• What you have to do: In the following material, identify every line holding the string "that" and return it.

• Source data:

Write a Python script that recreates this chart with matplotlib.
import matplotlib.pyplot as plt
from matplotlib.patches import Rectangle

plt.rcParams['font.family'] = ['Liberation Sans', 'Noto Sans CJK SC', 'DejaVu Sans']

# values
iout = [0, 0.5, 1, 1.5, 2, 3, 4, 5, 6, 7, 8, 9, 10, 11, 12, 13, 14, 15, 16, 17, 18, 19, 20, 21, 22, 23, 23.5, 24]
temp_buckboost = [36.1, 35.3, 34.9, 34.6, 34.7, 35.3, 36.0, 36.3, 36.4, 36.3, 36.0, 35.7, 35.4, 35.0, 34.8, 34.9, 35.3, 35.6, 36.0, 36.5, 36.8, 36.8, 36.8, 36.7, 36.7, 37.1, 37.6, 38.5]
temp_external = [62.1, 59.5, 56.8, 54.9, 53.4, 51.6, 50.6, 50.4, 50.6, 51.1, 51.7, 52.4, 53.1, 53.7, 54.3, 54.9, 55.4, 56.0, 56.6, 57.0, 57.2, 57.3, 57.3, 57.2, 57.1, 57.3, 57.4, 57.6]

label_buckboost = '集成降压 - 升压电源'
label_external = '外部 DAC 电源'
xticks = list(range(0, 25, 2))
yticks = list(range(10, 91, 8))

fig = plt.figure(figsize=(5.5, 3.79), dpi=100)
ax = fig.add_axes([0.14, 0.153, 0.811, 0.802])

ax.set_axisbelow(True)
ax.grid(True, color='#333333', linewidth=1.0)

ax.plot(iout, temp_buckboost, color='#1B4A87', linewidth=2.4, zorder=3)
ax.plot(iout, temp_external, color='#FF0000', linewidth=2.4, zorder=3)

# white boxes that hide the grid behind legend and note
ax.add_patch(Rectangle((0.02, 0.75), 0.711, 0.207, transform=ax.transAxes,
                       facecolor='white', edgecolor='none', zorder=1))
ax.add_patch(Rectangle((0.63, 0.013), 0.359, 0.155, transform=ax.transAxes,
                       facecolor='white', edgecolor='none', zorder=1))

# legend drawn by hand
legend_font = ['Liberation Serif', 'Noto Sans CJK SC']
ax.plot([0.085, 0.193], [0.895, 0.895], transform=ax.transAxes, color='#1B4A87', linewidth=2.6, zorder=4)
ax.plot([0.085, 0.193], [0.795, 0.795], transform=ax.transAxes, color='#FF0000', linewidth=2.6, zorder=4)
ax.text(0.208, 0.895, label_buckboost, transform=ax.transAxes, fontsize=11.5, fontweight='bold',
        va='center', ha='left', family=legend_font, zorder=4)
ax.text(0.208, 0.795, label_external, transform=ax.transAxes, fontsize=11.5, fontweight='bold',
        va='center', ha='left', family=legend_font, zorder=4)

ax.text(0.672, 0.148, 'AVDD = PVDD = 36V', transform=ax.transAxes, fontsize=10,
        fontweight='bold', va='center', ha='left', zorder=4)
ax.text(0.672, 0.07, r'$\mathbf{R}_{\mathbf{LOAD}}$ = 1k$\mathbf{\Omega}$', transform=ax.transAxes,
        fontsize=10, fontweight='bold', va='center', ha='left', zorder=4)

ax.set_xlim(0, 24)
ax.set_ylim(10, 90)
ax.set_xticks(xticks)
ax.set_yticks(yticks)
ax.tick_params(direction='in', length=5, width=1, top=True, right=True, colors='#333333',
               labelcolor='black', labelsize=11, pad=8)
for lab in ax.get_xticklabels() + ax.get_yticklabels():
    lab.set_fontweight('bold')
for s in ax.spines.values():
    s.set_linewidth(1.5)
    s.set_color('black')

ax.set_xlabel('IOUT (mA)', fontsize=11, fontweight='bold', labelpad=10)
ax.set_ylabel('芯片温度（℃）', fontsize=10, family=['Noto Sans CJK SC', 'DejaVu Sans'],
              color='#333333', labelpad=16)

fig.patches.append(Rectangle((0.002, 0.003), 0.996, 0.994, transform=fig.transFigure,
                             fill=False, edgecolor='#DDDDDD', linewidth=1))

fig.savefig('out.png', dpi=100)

• Reply:
Write a Python script that recreates this chart with matplotlib.
# white boxes that hide the grid behind legend and note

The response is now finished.